Uma aplicação eficaz exige uma interação humana calorosa, empática e responsiva. Os terapeutas ABA, tal como os Terapeutas da Fala, são treinados para construir uma relação de confiança (rapport) e estabelecer uma ligação positiva com a pessoa. O ambiente terapêutico deve ser divertido, envolvente e focado na construção de confiança, onde a comunicação é incentivada através de jogos e atividades significativas. A ideia de que o ABA torna a pessoa “robótica” ignora o papel crucial da relação terapêutica e da motivação intrínseca no processo de aprendizagem, que são pilares para o desenvolvimento da comunicação e das competências sociais. - Mito: A Metodologia ABA só é eficaz para crianças pequenas.
Embora a intervenção precoce seja altamente recomendada devido à plasticidade cerebral, esta abordagem é eficaz em todas as faixas etárias. Os princípios da metodologia ABA podem ser aplicados para apoiar adolescentes e adultos com autismo no desenvolvimento de competências de vida independente, sociais, vocacionais e de lazer. Na Terapia da Fala, vemos como estes princípios são adaptados para melhorar a comunicação social complexa, a pragmática da linguagem e as competências necessárias para a integração em contextos de trabalho e comunitários, melhorando significativamente a sua qualidade de vida e participação ativa na sociedade. - Mito: A Metodologia ABA é uma “cura” para a PEA.

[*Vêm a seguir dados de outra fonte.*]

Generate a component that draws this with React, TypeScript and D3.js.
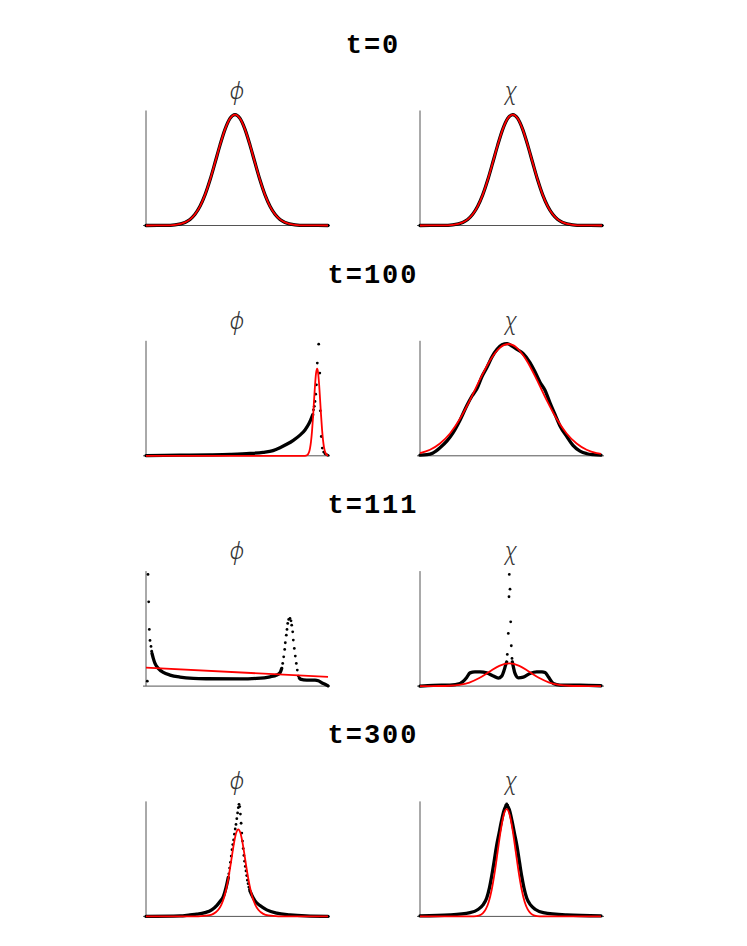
import React from 'react';
import * as d3 from 'd3';

type P = [number, number];

const titles = ['t=0', 't=100', 't=111', 't=300'];
const fieldLabels = ['\u03D5', '\u03C7'];

// ---- t = 0 (numerical and analytic coincide)
const phi0: P[] = [[0,0],[19,0.001],[29,0.006],[39,0.027],[44,0.053],[49,0.098],[54,0.167],[59,0.266],[64,0.395],[69,0.545],[74,0.699],[79,0.836],[84,0.931],[89,0.965],[94,0.931],[99,0.836],[104,0.699],[109,0.545],[114,0.395],[119,0.266],[124,0.167],[129,0.098],[134,0.053],[139,0.027],[149,0.006],[159,0.001],[182,0]];
const chi0: P[] = [[0,0],[22.7,0.001],[32.7,0.006],[42.7,0.027],[47.7,0.053],[52.7,0.098],[57.7,0.167],[62.7,0.266],[67.7,0.395],[72.7,0.545],[77.7,0.699],[82.7,0.836],[87.7,0.931],[92.7,0.965],[97.7,0.931],[102.7,0.836],[107.7,0.699],[112.7,0.545],[117.7,0.395],[122.7,0.266],[127.7,0.167],[132.7,0.098],[137.7,0.053],[142.7,0.027],[152.7,0.006],[162.7,0.001],[182,0]];

// ---- t = 100
const phi100Line: P[] = [[0,0.002],[34,0.005],[64,0.008],[84,0.012],[104,0.02],[117,0.03],[127,0.045],[134,0.07],[140.7,0.1],[147.3,0.135],[154,0.18],[159,0.225],[162.3,0.27],[164.7,0.313],[166.7,0.357]];
const phi100Dots: P[] = [[167.5,0.4],[168.3,0.43],[169,0.473],[169.7,0.536],[170.4,0.617],[171.3,0.806],[172.7,0.971],[173.8,0.719],[174.3,0.391],[175.3,0.168],[176.3,0.067],[177.7,0.032],[179,0.017],[180.7,0.009],[182,0.004]];
const phi100Red: P[] = [[0,0],[100,0],[159,0],[161,0.005],[163,0.031],[164,0.065],[165,0.123],[166,0.213],[167,0.333],[168,0.474],[169,0.61],[170,0.714],[171.1,0.757],[172,0.728],[173,0.635],[174,0.502],[175,0.36],[176,0.234],[177,0.138],[178,0.074],[180,0.016],[182,0.002]];
const chi100Line: P[] = [[0,0.006],[7,0.01],[13,0.025],[20,0.07],[27,0.13],[33,0.2],[40,0.31],[47,0.44],[52,0.52],[57,0.585],[62,0.69],[67,0.77],[72,0.86],[77,0.925],[82,0.965],[87,0.975],[92,0.955],[97,0.925],[103,0.89],[110,0.81],[115,0.73],[120,0.64],[125,0.57],[130,0.46],[135,0.36],[140,0.26],[147,0.165],[153,0.09],[160,0.04],[167,0.018],[173,0.01],[181,0.006]];
const chi100Red: P[] = [[0,0.024],[10,0.053],[20,0.107],[30,0.194],[40,0.322],[50,0.485],[60,0.665],[70,0.829],[80,0.941],[88.3,0.972],[96.6,0.941],[106.6,0.829],[116.6,0.665],[126.6,0.485],[136.6,0.322],[146.6,0.194],[156.6,0.107],[166.6,0.053],[176.6,0.024],[181,0.017]];

// ---- t = 111
const phi111LineA: P[] = [[6,0.284],[7.3,0.241],[9,0.197],[12.3,0.154],[17.3,0.119],[24,0.096],[34,0.078],[47.3,0.067],[60.7,0.064],[94,0.062],[110.7,0.067],[124,0.081],[130.7,0.096],[134,0.116],[135.7,0.154]];
const phi111LineB: P[] = [[153.3,0.07],[154.3,0.061],[160.7,0.052],[169,0.052],[172.3,0.046],[175.7,0.029],[180.7,0.009],[182,0.002]];
const phi111Dots: P[] = [[1.3,0.043],[2,0.971],[2.7,0.733],[3.3,0.493],[4,0.397],[5,0.345],[5.7,0.304],[136.7,0.197],[137.7,0.255],[138.7,0.319],[139.3,0.377],[140.3,0.443],[141,0.493],[141.7,0.545],[142.7,0.58],[144,0.588],[145,0.568],[145.7,0.53],[146.7,0.472],[147.3,0.4],[148.3,0.328],[149.3,0.261],[150.3,0.197],[151.3,0.139],[152.3,0.087]];
const phi111Red: P[] = [[0,0.16],[182,0.08]];
const chi111LineA: P[] = [[0,0],[13.3,0.006],[30,0.009],[40,0.023],[43,0.04],[46.7,0.075],[50,0.115],[55,0.124],[60,0.124],[66.7,0.115],[73.3,0.088],[78.3,0.07],[81.7,0.087],[84,0.135],[85.7,0.185],[86.7,0.21]];
const chi111LineB: P[] = [[92.3,0.21],[93.3,0.17],[95,0.11],[98.3,0.072],[103.3,0.078],[110,0.11],[116.7,0.124],[122,0.124],[125,0.118],[128.3,0.081],[133.3,0.023],[140,0.009],[160,0.008],[181,0.003]];
const chi111Dots: P[] = [[87.3,0.275],[88.3,0.458],[89,0.777],[89.3,0.971],[90,0.843],[90.7,0.559],[91.3,0.351],[92,0.241]];
const chi111Red: P[] = [[0,0],[19.3,0.001],[29.3,0.003],[39.3,0.011],[49.3,0.031],[59.3,0.07],[69.3,0.124],[79.3,0.176],[89.3,0.197],[99.3,0.176],[109.3,0.124],[119.3,0.07],[129.3,0.031],[139.3,0.011],[149.3,0.003],[159.3,0.001],[181,0]];

// ---- t = 300
const phi300LineA: P[] = [[0,0],[34,0.004],[44,0.013],[50.7,0.019],[59,0.033],[65.7,0.057],[70.7,0.094],[74,0.129],[77.3,0.172],[79,0.216],[80.7,0.274],[82.3,0.34]];
const phi300LineB: P[] = [[104,0.22],[105.7,0.187],[109,0.135],[114,0.094],[120.7,0.057],[130.7,0.028],[144,0.013],[160,0.004],[182,0]];
const phi300Dots: P[] = [[82.8,0.37],[83.6,0.42],[84.4,0.47],[85.2,0.525],[86,0.58],[86.8,0.625],[87.6,0.665],[88.4,0.715],[89.2,0.76],[90,0.8],[90.8,0.85],[91.6,0.9],[92.3,0.945],[93,0.975],[93.7,0.955],[94.4,0.89],[95.1,0.81],[95.8,0.725],[96.5,0.655],[97.2,0.59],[97.9,0.53],[98.6,0.48],[99.3,0.435],[100,0.395],[100.7,0.355],[101.4,0.315],[102.1,0.285],[102.8,0.255],[103.5,0.235]];
const phi300Red: P[] = [[0,0],[52.3,0.001],[62.3,0.008],[67.3,0.022],[72.3,0.058],[75.3,0.101],[78.3,0.171],[80.3,0.24],[82.3,0.328],[84.3,0.432],[86.3,0.546],[88.3,0.652],[90.3,0.729],[92.3,0.757],[94.3,0.729],[96.3,0.652],[98.3,0.546],[100.3,0.432],[102.3,0.328],[104.3,0.24],[106.3,0.171],[109.3,0.101],[112.3,0.058],[117.3,0.022],[122.3,0.008],[132.3,0.001],[182,0]];
const chi300Line: P[] = [[0,0.004],[30,0.012],[50,0.032],[58,0.06],[63,0.1],[66.7,0.16],[69.5,0.25],[71.7,0.35],[74,0.47],[76.5,0.61],[79,0.72],[81.5,0.83],[84,0.92],[86.7,0.965],[89.3,0.93],[92,0.83],[94.5,0.72],[97,0.61],[99.5,0.47],[101.7,0.35],[103.9,0.25],[106.7,0.16],[110.5,0.1],[115.5,0.06],[123.3,0.032],[146.7,0.012],[181,0.004]];
const chi300Dots: P[] = [[85.8,0.968],[86.7,0.978],[87.6,0.968]];
const chi300Red: P[] = [[0,0],[46.7,0],[53.7,0.001],[58.7,0.007],[62.7,0.027],[65.7,0.061],[68.7,0.126],[71.7,0.232],[74.7,0.383],[77.7,0.565],[80.7,0.746],[83.7,0.882],[86.7,0.932],[89.7,0.882],[92.7,0.746],[95.7,0.565],[98.7,0.383],[101.7,0.232],[104.7,0.126],[107.7,0.061],[110.7,0.027],[114.7,0.007],[119.7,0.001],[126.7,0],[181,0]];

interface Series { lines: P[][]; dots: P[]; red: P[]; }

const rows: { title: string; phi: Series; chi: Series }[] = [
  { title: titles[0], phi: { lines: [phi0], dots: [], red: phi0 }, chi: { lines: [chi0], dots: [], red: chi0 } },
  { title: titles[1], phi: { lines: [phi100Line], dots: phi100Dots, red: phi100Red }, chi: { lines: [chi100Line], dots: [], red: chi100Red } },
  { title: titles[2], phi: { lines: [phi111LineA, phi111LineB], dots: phi111Dots, red: phi111Red }, chi: { lines: [chi111LineA, chi111LineB], dots: chi111Dots, red: chi111Red } },
  { title: titles[3], phi: { lines: [phi300LineA, phi300LineB], dots: phi300Dots, red: phi300Red }, chi: { lines: [chi300Line], dots: chi300Dots, red: chi300Red } },
];

const W = 747;
const H = 946;
const panelW = 182;
const panelH = 115;
const leftX = 146;
const rightX = 420;
const firstBottom = 225.5;
const rowStep = 230.3;

function Panel({ x0, bottom, label, s }: { x0: number; bottom: number; label: string; s: Series }) {
  const xs = d3.scaleLinear().domain([0, panelW]).range([x0, x0 + panelW]);
  const ys = d3.scaleLinear().domain([0, 1]).range([bottom, bottom - panelH]);
  const line = d3.line<P>().x(d => xs(d[0])).y(d => ys(d[1])).curve(d3.curveMonotoneX);
  return (
    <g>
      <line x1={xs(0)} x2={xs(0)} y1={ys(0)} y2={ys(1)} stroke="#555" strokeWidth={1} />
      <line x1={xs(0) - 3} x2={xs(panelW) + 2} y1={ys(0)} y2={ys(0)} stroke="#555" strokeWidth={1} />
      <text x={x0 + 91} y={bottom - 127} textAnchor="middle" fontFamily="'Noto Sans', 'DejaVu Sans', sans-serif" fontStyle="italic" fontWeight={300} fontSize={23} fill="#333">{label}</text>
      {s.lines.map((l, i) => (
        <path key={i} d={line(l) || ''} fill="none" stroke="#000" strokeWidth={3.3} strokeLinejoin="round" strokeLinecap="round" />
      ))}
      {s.dots.map((p, i) => (
        <circle key={i} cx={xs(p[0])} cy={ys(p[1])} r={1.4} fill="#000" />
      ))}
      <path d={line(s.red) || ''} fill="none" stroke="#ff0000" strokeWidth={1.8} />
    </g>
  );
}

export default function App() {
  return (
    <svg width={W} height={H} style={{ position: 'absolute', left: 0, top: 0, background: '#fff' }}>
      {rows.map((r, i) => {
        const bottom = firstBottom + i * rowStep;
        return (
          <g key={i}>
            <text x={373} y={bottom - 173} textAnchor="middle" fontFamily="'Liberation Mono', monospace" fontWeight="bold" fontSize={27} letterSpacing={2} fill="#000">{r.title}</text>
            <Panel x0={leftX} bottom={bottom} label={fieldLabels[0]} s={r.phi} />
            <Panel x0={rightX} bottom={bottom} label={fieldLabels[1]} s={r.chi} />
          </g>
        );
      })}
    </svg>
  );
}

A Perturbação do Espetro do Autismo autismo é uma condição neurológica complexa e esta abordagem não é uma “cura”. O objetivo da metedologia ABA, em conjunto com outras terapias como a Terapia da Fala, é ajudar as pessoas com PEA a desenvolver competências, a gerir desafios e a alcançar o seu potencial máximo, permitindo-lhes viver vidas plenas e significativas. A intervenção visa otimizar o desenvolvimento e a funcionalidade, aceitando e celebrando a neurodiversidade, em vez de tentar “reverter” o autismo.
É imperativo que qualquer programa de intervenção, incluindo a Metodologia ABA, seja implementado por profissionais qualificados e certificados, que sigam as diretrizes éticas e utilizem práticas baseadas em evidências. A colaboração entre diferentes técnicos, como entre Terapeutas da Fala e Terapeutas ABA, é fundamental para criar um plano de intervenção abrangente e holístico que respeite a dignidade e a individualidade de cada pessoa com PEA, promovendo uma comunicação funcional e uma participação significativa na sociedade.